The relationships within the novel—the bonds between parents and children, brothers and sisters, lovers and friends—are tested by the political backdrop of a Wall that divides people. Lise’s relationship with her brother Paul and her best friend Inge, as well as Uli’s connection with his parents are all put under enormous strain after the city is divided.
“I wanted to play with the idea of loyalty in this novel, and loyalty was the lens through which I refracted every single relationship that impacts Lise and Uli’s lives,” Turnbull says. “To me, Paul and Inge were the most complex characters to portray – it would have been easy to make either of them a straightforward villain, but to do so would have undermined the loyalty that they both feel towards Lise, in their own ways. With Inge in particular, I felt it was important not to make her a rival for Uli’s affections, but rather a person who got caught up in someone else’s love story.
“When it came to Paul, the mantra that kept running through my head was the idea that, with very few exceptions, no one actively tries to make life worse for others, particularly for people they love. With Paul, I wanted to show that some thrived under the socialist system – and you do hear from some former East Germans even now that life was better in the GDR – but also how easy it is to twist love into control and coercion: something that the state was doing on a much larger scale.”

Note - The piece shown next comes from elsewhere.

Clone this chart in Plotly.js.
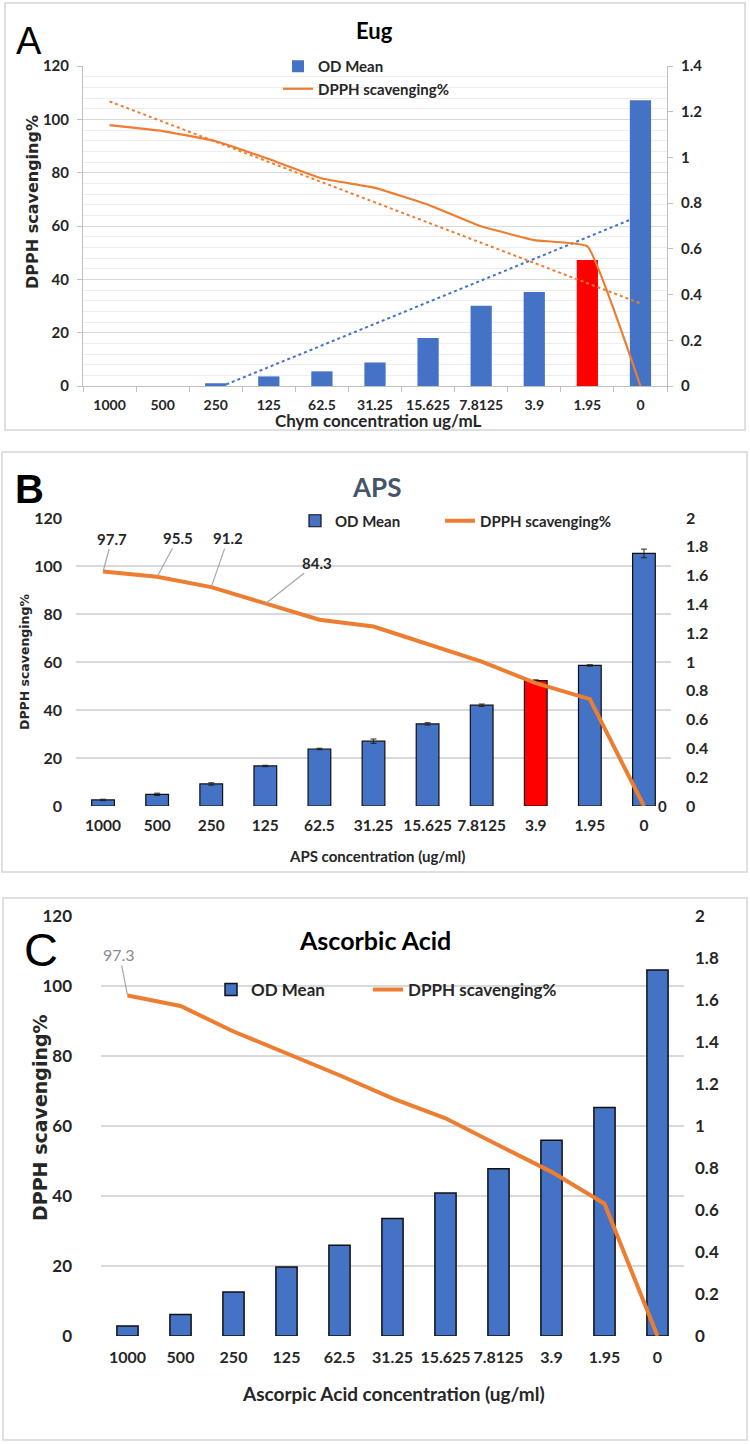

Turnbull says when she was plotting out the novel, she wanted it to last for as long as the Wall’s existence. “I knew that I would have to make Lise, Uli and Inge quite miserable for long stretches of time! Originally the story was told only from Lise and Uli’s perspectives, but when I read through the draft, it was clear that there was a voice missing and that by threading in Inge’s narrative, I’d have an opportunity not only to strengthen the bonds between all three characters, but also to deepen the contrast, particularly for Lise, of what life was like before the Wall went up. By all accounts, the destruction of the Berlin Wall was one of the largest street parties in history, and I wanted to show the emotional impact of what it meant for people who’d lived with it for nearly 30 years.”